(Figure scripts)

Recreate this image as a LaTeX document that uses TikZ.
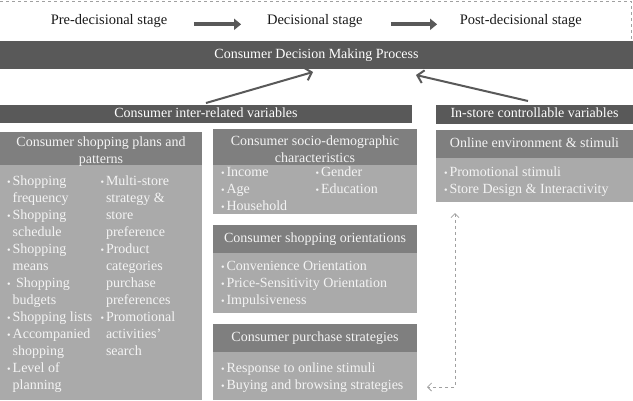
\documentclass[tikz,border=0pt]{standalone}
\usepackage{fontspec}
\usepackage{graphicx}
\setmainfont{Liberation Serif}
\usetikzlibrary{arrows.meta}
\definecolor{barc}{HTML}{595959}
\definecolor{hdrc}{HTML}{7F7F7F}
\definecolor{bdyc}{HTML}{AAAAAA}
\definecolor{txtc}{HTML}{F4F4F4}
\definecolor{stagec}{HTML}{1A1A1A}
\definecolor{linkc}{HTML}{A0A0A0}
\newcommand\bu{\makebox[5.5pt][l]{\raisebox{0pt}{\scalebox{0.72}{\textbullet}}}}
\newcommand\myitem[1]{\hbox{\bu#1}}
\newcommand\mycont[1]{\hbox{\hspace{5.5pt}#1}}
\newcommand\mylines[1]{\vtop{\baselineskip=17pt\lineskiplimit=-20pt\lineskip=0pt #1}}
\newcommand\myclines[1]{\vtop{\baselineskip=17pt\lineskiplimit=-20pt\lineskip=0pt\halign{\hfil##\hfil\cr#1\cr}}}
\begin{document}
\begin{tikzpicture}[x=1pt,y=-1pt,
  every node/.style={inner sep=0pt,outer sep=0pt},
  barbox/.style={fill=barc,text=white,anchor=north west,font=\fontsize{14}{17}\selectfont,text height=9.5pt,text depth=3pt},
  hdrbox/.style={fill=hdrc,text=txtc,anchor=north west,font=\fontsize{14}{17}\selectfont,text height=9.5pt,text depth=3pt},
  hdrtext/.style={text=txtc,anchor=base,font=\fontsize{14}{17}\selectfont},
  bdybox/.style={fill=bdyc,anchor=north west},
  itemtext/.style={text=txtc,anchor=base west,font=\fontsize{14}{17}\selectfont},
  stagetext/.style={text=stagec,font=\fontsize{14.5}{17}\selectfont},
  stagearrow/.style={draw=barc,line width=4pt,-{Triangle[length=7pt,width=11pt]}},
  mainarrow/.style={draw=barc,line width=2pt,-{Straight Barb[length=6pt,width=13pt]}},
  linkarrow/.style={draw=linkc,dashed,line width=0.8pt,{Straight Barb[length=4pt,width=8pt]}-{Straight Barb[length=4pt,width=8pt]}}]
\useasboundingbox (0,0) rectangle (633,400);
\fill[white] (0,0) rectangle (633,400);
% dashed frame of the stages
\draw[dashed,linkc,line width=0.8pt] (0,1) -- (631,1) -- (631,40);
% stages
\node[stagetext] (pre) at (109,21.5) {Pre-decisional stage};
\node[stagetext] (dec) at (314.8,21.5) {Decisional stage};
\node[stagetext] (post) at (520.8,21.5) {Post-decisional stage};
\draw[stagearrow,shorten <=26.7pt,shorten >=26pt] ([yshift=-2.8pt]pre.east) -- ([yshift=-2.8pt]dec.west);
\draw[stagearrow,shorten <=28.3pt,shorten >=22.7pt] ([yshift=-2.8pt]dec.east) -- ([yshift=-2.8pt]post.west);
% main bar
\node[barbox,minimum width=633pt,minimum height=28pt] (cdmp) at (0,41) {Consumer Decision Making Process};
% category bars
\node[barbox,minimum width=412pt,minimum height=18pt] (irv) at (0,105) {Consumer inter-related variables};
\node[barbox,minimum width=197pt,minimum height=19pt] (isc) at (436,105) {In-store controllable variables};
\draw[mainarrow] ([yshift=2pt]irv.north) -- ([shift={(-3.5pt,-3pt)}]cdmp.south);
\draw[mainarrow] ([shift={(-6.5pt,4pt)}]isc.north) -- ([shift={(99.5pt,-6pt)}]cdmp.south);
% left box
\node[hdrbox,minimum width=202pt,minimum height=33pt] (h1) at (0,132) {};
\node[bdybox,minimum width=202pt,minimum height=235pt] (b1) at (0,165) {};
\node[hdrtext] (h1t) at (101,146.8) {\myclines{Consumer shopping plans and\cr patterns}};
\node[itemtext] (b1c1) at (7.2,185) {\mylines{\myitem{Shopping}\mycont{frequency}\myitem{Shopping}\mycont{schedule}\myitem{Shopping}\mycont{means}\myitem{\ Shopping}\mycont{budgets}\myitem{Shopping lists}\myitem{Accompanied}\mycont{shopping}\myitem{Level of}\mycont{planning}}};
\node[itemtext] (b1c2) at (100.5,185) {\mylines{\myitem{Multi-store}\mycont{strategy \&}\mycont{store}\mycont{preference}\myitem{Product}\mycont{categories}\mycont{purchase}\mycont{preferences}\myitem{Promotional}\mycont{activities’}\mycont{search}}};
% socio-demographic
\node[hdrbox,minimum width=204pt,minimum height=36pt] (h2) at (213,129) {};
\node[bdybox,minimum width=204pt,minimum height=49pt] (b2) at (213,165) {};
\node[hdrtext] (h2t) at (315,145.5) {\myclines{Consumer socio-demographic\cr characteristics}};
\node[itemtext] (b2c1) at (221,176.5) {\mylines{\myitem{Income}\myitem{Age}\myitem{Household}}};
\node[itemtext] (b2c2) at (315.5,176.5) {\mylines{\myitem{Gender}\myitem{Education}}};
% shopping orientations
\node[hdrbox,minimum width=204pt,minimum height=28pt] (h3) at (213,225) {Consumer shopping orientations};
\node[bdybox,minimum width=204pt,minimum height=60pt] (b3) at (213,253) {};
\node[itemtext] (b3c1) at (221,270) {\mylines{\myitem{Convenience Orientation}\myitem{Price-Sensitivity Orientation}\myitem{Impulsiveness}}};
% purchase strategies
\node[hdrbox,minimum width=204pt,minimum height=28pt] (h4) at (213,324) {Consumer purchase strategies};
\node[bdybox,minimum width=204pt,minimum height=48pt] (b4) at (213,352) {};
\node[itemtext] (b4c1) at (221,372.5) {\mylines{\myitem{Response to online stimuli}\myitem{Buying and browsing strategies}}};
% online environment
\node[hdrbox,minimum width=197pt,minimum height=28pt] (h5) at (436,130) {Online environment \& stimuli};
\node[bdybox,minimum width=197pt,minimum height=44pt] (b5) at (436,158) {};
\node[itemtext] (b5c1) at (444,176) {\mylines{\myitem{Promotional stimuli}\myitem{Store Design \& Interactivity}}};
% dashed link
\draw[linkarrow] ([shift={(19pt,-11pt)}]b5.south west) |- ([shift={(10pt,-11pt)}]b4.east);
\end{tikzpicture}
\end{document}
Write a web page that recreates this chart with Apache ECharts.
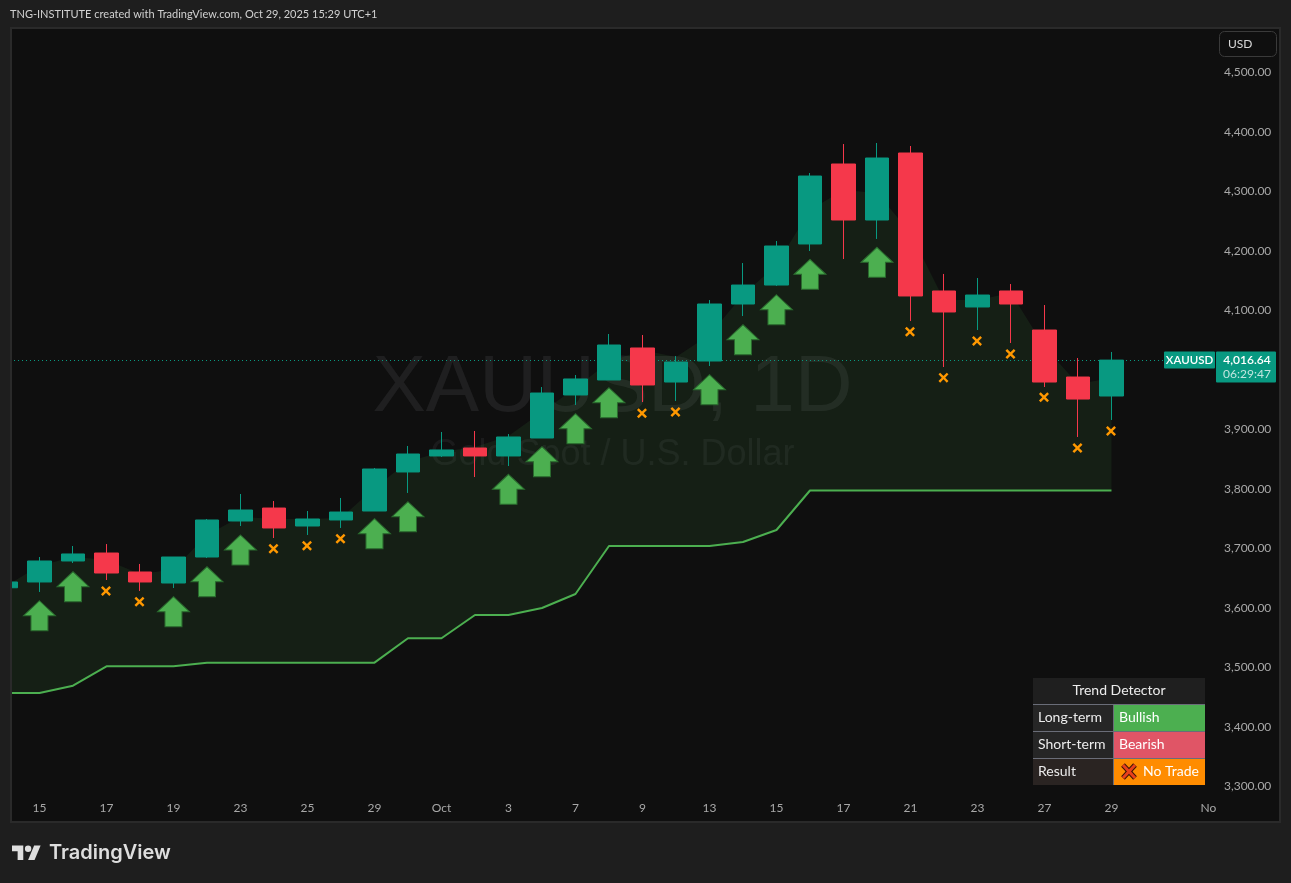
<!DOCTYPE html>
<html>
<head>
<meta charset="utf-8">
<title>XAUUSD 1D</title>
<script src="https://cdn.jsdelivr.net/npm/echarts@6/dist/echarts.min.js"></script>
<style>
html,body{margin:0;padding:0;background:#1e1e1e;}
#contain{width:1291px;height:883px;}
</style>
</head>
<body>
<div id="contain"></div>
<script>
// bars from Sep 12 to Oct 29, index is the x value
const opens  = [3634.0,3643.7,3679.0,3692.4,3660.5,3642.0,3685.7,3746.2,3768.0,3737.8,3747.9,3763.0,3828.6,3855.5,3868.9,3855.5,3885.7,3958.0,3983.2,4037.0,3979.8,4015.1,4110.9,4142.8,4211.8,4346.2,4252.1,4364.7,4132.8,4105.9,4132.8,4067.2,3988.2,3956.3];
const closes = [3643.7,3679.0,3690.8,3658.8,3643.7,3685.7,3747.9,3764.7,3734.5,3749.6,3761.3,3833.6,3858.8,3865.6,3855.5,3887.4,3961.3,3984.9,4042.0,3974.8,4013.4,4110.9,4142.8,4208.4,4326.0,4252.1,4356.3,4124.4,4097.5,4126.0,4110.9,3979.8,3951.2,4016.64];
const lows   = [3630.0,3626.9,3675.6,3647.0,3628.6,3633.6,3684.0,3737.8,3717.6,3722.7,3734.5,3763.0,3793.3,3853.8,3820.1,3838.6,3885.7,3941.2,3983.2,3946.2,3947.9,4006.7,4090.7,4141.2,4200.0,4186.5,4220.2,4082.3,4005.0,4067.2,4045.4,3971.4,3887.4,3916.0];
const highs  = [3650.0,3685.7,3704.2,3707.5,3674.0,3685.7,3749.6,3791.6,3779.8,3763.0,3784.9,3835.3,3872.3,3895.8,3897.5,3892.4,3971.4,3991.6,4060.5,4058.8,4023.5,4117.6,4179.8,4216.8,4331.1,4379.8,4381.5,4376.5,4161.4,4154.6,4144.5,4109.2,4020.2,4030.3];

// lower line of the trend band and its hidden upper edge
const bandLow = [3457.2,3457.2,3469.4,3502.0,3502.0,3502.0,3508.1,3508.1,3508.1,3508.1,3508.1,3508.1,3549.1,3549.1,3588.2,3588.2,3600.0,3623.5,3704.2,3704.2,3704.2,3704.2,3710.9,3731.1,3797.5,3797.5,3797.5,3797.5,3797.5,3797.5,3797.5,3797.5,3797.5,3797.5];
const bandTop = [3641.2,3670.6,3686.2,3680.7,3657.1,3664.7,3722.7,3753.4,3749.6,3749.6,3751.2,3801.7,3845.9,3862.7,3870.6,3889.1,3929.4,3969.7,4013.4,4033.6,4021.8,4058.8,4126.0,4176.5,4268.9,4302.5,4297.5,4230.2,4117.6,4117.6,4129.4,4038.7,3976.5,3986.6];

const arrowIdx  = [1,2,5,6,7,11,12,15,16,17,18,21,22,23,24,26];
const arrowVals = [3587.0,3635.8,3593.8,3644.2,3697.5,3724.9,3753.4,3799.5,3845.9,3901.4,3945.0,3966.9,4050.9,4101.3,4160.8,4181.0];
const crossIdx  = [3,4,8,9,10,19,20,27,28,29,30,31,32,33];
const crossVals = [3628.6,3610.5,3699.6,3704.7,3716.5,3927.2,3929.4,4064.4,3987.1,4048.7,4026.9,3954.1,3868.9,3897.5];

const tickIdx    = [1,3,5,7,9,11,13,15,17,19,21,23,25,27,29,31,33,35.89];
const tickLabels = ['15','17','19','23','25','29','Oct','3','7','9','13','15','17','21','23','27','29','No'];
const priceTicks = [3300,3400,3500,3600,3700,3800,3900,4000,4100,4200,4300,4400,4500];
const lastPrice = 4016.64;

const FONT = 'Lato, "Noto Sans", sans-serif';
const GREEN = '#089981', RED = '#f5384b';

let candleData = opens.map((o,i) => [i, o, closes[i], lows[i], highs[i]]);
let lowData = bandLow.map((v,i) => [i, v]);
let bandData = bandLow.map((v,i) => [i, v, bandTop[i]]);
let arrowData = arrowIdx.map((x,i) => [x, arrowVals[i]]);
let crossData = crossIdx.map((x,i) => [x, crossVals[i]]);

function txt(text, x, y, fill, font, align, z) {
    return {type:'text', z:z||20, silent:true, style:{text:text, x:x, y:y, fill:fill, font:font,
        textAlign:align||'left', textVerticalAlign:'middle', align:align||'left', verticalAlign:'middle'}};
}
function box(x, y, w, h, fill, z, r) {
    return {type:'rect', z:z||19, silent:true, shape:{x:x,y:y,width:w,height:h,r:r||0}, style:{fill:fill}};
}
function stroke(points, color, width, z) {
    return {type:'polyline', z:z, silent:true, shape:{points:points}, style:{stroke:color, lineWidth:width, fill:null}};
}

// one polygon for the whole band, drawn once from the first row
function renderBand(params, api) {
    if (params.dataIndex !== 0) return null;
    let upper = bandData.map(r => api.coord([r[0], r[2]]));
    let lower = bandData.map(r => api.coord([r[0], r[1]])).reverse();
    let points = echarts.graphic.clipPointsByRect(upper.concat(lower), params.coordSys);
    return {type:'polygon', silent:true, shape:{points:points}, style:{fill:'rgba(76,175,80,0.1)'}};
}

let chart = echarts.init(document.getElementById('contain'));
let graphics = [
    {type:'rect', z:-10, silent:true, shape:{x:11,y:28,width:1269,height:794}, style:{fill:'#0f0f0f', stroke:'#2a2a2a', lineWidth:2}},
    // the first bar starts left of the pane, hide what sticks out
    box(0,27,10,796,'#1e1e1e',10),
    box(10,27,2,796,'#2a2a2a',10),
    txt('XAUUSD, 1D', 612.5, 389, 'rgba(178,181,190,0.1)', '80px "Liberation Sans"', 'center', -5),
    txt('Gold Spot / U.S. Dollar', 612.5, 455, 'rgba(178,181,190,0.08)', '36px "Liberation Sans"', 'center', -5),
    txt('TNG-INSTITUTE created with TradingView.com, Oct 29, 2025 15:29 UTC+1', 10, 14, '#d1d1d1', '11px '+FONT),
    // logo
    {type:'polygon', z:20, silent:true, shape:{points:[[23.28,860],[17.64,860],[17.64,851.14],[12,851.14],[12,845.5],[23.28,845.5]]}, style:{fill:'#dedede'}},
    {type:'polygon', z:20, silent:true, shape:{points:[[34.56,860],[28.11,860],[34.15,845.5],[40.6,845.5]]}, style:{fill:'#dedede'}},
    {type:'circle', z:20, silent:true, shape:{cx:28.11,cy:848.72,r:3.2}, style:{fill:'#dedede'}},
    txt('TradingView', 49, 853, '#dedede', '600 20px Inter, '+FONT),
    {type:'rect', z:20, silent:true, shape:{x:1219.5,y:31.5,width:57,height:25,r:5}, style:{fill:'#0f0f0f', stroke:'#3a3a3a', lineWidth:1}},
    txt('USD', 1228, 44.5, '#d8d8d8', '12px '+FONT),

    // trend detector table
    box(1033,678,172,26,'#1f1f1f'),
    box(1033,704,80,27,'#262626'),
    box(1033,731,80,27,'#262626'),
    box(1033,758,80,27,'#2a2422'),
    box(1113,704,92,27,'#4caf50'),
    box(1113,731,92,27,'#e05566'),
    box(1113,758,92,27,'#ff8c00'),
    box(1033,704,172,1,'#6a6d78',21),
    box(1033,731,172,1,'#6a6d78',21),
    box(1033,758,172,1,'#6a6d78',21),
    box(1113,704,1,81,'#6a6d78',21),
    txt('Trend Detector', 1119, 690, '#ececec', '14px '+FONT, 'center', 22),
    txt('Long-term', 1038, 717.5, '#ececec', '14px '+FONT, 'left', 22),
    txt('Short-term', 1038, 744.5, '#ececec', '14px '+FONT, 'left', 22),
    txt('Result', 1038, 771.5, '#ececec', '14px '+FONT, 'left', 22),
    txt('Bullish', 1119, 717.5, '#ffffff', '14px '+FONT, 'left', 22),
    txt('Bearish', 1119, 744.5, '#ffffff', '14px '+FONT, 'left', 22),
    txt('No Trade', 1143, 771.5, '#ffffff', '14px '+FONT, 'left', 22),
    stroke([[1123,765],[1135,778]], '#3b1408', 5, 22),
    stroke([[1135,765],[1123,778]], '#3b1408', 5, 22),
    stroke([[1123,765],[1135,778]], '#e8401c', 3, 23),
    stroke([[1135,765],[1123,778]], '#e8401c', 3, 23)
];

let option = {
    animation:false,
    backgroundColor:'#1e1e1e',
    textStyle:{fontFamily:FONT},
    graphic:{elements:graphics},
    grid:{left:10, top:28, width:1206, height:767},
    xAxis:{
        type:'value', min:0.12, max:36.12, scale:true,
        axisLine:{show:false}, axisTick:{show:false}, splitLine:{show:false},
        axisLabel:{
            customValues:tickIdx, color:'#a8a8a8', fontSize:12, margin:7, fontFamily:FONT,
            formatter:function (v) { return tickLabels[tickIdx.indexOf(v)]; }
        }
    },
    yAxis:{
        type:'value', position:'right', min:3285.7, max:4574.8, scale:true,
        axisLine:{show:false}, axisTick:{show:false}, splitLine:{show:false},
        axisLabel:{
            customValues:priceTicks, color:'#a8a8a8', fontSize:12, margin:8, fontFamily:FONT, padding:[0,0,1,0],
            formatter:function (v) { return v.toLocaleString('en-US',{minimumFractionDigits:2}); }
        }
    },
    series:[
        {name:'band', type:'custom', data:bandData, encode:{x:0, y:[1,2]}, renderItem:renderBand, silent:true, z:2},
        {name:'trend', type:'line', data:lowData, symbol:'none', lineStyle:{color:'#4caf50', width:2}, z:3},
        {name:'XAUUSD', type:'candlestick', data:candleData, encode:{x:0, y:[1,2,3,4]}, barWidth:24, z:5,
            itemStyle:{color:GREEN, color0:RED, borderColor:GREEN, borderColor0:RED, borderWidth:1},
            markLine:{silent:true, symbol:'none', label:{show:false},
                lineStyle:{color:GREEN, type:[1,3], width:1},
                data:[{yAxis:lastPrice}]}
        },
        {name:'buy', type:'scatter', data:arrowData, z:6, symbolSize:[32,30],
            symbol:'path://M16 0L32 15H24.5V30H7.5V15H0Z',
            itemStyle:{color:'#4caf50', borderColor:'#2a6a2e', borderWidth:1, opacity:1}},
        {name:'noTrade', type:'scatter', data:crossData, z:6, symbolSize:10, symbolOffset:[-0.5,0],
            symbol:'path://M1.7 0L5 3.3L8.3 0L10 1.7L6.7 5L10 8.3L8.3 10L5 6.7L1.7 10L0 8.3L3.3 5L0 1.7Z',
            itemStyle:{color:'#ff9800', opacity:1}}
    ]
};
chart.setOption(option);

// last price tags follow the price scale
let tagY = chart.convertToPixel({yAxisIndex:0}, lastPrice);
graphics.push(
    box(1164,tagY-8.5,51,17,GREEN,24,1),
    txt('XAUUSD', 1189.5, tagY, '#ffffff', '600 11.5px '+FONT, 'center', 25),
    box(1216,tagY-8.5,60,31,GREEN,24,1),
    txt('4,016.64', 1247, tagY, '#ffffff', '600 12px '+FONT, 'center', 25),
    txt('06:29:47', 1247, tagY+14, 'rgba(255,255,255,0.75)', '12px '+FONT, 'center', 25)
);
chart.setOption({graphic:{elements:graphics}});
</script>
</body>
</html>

■ **Instructions for the task**: Determine the number of lines in the listing that hold the word "this", and supply that number and nothing further.

■ **Written response**: 2